Now, I have nothing against religious schools. In fact, even public funding for religious schools doesn’t give me all that much heartburn. But if the effect of vouchers is overwhelmingly to provide extra funding to parochial schools, rather than to promote the creation of new schools that want to experiment outside the bounds of the public school bureaucracy, it’s a little hard to see what the point is.

The second item that caught my attention is something that voucher skeptics have been complaining about for a long time: lack of accountability. In a sidebar, the MSJ tells us that a researcher named John Witte was commissioned to study voucher school performance in the early 90s, but when the program was expanded to include religious schools his job was terminated:

When the Legislature expanded the voucher law in 1995, it ended Witte’s role, and there has been little fresh research since then, especially any using newer data.

…. Proposals to do fresh research on the choice program have been blocked in the state Capitol, with partisans on each side blaming the other.
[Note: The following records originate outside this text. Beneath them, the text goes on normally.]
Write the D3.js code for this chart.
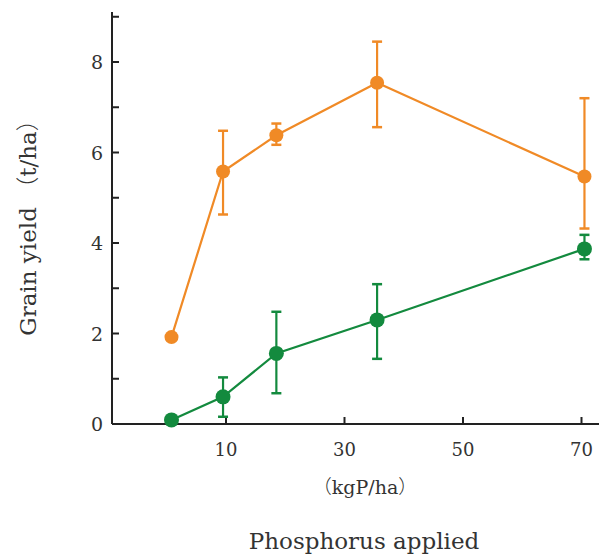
<!DOCTYPE html>
<html>
<head>
<meta charset="utf-8">
<script src="https://cdn.jsdelivr.net/npm/d3@7"></script>
<style>
  body { margin: 0; background: #fff; }
  svg { display: block; }
  svg text { font-family: "DejaVu Serif", serif; fill: #333; }
</style>
</head>
<body>
<div id="chart"></div>
<script>
// phosphorus rate (kgP/ha)
var xValues = [0.8, 9.5, 18.5, 35.5, 70.5];

// orange series: mean, upper and lower error bar ends
var orangeMean = [1.92, 5.58, 6.38, 7.54, 5.47];
var orangeHigh = [null, 6.48, 6.64, 8.45, 7.2];
var orangeLow  = [null, 4.63, 6.17, 6.56, 4.32];

// green series
var greenMean = [0.09, 0.6, 1.56, 2.3, 3.87];
var greenHigh = [null, 1.03, 2.48, 3.09, 4.18];
var greenLow  = [null, 0.16, 0.68, 1.44, 3.64];

var xTicks = [10, 30, 50, 70];
var yTicks = [0, 1, 2, 3, 4, 5, 6, 7, 8, 9];
var yLabels = [0, 2, 4, 6, 8];

var width = 599, height = 557;

var svg = d3.select("#chart").append("svg")
    .attr("width", width)
    .attr("height", height);

var x = d3.scaleLinear().domain([0, 70]).range([166.75, 581.5]);
var y = d3.scaleLinear().domain([0, 9]).range([424, 16.75]);

// axes
svg.append("line")
    .attr("x1", 112).attr("x2", 599)
    .attr("y1", y(0)).attr("y2", y(0))
    .attr("stroke", "#222").attr("stroke-width", 2);
svg.append("line")
    .attr("x1", 112).attr("x2", 112)
    .attr("y1", 12).attr("y2", y(0))
    .attr("stroke", "#222").attr("stroke-width", 2);

svg.selectAll(".ytick").data(yTicks).enter().append("line")
    .attr("x1", 112).attr("x2", 119)
    .attr("y1", d => y(d)).attr("y2", d => y(d))
    .attr("stroke", "#222").attr("stroke-width", 2);

svg.selectAll(".ylab").data(yLabels).enter().append("text")
    .attr("x", 103).attr("y", d => y(d) + 7)
    .attr("text-anchor", "end")
    .style("font-size", "19px")
    .text(d => d);

svg.selectAll(".xtick").data(xTicks).enter().append("line")
    .attr("x1", d => x(d)).attr("x2", d => x(d))
    .attr("y1", y(0)).attr("y2", y(0) - 7)
    .attr("stroke", "#222").attr("stroke-width", 2);

svg.selectAll(".xlab").data(xTicks).enter().append("text")
    .attr("x", d => x(d)).attr("y", 456)
    .attr("text-anchor", "middle")
    .style("font-size", "18px")
    .text(d => d);

// axis titles (full-width brackets, as in the source)
var yTitle = svg.append("text")
    .attr("transform", "translate(36,222) rotate(-90)")
    .attr("text-anchor", "middle")
    .style("font-size", "23px");
yTitle.append("tspan").text("Grain yield ");
yTitle.append("tspan").style("font-family", "'Noto Sans CJK JP'").style("font-weight", "300").text("（");
yTitle.append("tspan").text("t/ha");
yTitle.append("tspan").style("font-family", "'Noto Sans CJK JP'").style("font-weight", "300").text("）");

var xUnit = svg.append("text")
    .attr("x", 365).attr("y", 494)
    .attr("text-anchor", "middle")
    .style("font-size", "19px");
xUnit.append("tspan").style("font-family", "'Noto Sans CJK JP'").style("font-weight", "300").text("（");
xUnit.append("tspan").text("kgP/ha");
xUnit.append("tspan").style("font-family", "'Noto Sans CJK JP'").style("font-weight", "300").text("）");

svg.append("text")
    .attr("x", 364).attr("y", 549)
    .attr("text-anchor", "middle")
    .style("font-size", "23px")
    .text("Phosphorus applied");

function drawSeries(mean, high, low, color, r) {
    var pts = xValues.map((d, i) => ({x: d, m: mean[i], hi: high[i], lo: low[i]}));
    var line = d3.line().x(d => x(d.x)).y(d => y(d.m));
    var g = svg.append("g");
    g.append("path")
        .datum(pts)
        .attr("d", line)
        .attr("fill", "none")
        .attr("stroke", color)
        .attr("stroke-width", 2.2);
    var bars = pts.filter(d => d.hi != null);
    g.selectAll(".eb").data(bars).enter().append("line")
        .attr("x1", d => x(d.x)).attr("x2", d => x(d.x))
        .attr("y1", d => y(d.hi)).attr("y2", d => y(d.lo))
        .attr("stroke", color).attr("stroke-width", 2.2);
    g.selectAll(".capH").data(bars).enter().append("line")
        .attr("x1", d => x(d.x) - 5).attr("x2", d => x(d.x) + 5)
        .attr("y1", d => y(d.hi)).attr("y2", d => y(d.hi))
        .attr("stroke", color).attr("stroke-width", 2.5);
    g.selectAll(".capL").data(bars).enter().append("line")
        .attr("x1", d => x(d.x) - 5).attr("x2", d => x(d.x) + 5)
        .attr("y1", d => y(d.lo)).attr("y2", d => y(d.lo))
        .attr("stroke", color).attr("stroke-width", 2.5);
    g.selectAll("circle").data(pts).enter().append("circle")
        .attr("cx", d => x(d.x)).attr("cy", d => y(d.m))
        .attr("r", r)
        .attr("fill", color);
}

drawSeries(orangeMean, orangeHigh, orangeLow, "#f08a26", 7);
drawSeries(greenMean, greenHigh, greenLow, "#138a3e", 7.5);
</script>
</body>
</html>
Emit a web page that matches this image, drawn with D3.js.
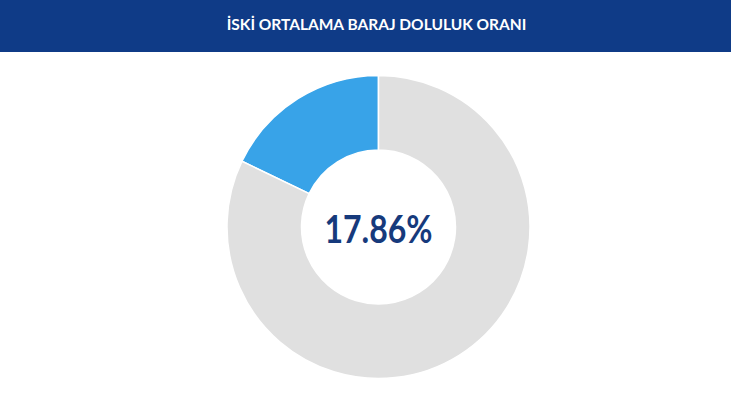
<!DOCTYPE html>
<html>
<head>
<meta charset="utf-8">
<script src="https://cdn.jsdelivr.net/npm/d3@7"></script>
<style>
  html, body { margin: 0; padding: 0; background: #fff; }
  svg { display: block; }
</style>
</head>
<body>
<svg id="area" width="731" height="410"></svg>
<script>
const title = 'İSKİ ORTALAMA BARAJ DOLULUK ORANI';
const labels = ['Dolu', 'Boş'];
const values = [17.86, 82.14];
const colors = ['#38a3e8', '#e0e0e0'];

const svg = d3.select('#area');
const width = 731;
const headerH = 52;

svg.append('rect')
  .attr('width', width)
  .attr('height', headerH)
  .attr('fill', '#0f3b87');

const cx = 378.5;
const cy = 227;
const outer = 151.5;
const inner = 77;

svg.append('text')
  .attr('x', cx - 2)
  .attr('y', 23.5)
  .attr('text-anchor', 'middle')
  .attr('dominant-baseline', 'central')
  .attr('fill', '#fff')
  .style('font', 'bold 15.5px Lato, sans-serif')
  .text(title);

// counter-clockwise from 12 o'clock for the filled part
const pie = d3.pie()
  .sort(null)
  .value((d) => d)
  .startAngle(0)
  .endAngle(-2 * Math.PI);

const arc = d3.arc().innerRadius(inner).outerRadius(outer);

const g = svg.append('g').attr('transform', `translate(${cx},${cy})`);

g.selectAll('path')
  .data(pie(values))
  .join('path')
  .attr('d', arc)
  .attr('fill', (d, i) => colors[i])
  .attr('stroke', '#fff')
  .attr('stroke-width', 1.5);

g.append('text')
  .attr('text-anchor', 'middle')
  .attr('dominant-baseline', 'central')
  .attr('y', 1)
  .attr('fill', '#163a7c')
  .attr('textLength', 108)
  .attr('lengthAdjust', 'spacingAndGlyphs')
  .style('font', '700 38px Lato, sans-serif')
  .text(`${values[0].toFixed(2)}%`);
</script>
</body>
</html>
Choice advocates have argued for a 12-year study tracking performance of individual students over time. Opponents of the idea say the research would take too long and would not require all voucher schools to take part. They generally want voucher students to take the standardized tests that public school students are required to take, with results made public.

This is absurd. If there’s a secular religion among education reform advocates, it’s accountability and testing. But apparently that religion goes out the window as soon as genuine religion is involved.

I can be talked into experimenting with vouchers and charter schools. But if the real goal is just to expand funding for parochial schools and allow them to operate with no oversight, count me out. High stakes testing has long been presented as a panacea for public schools, and if that’s the case, then it ought to be one for voucher schools as well. They should be willing to put their test scores where their mouths are.

NOTE: Today’s stories were the opening salvo of a 7-part series. The rest of the series will run during the balance of the week.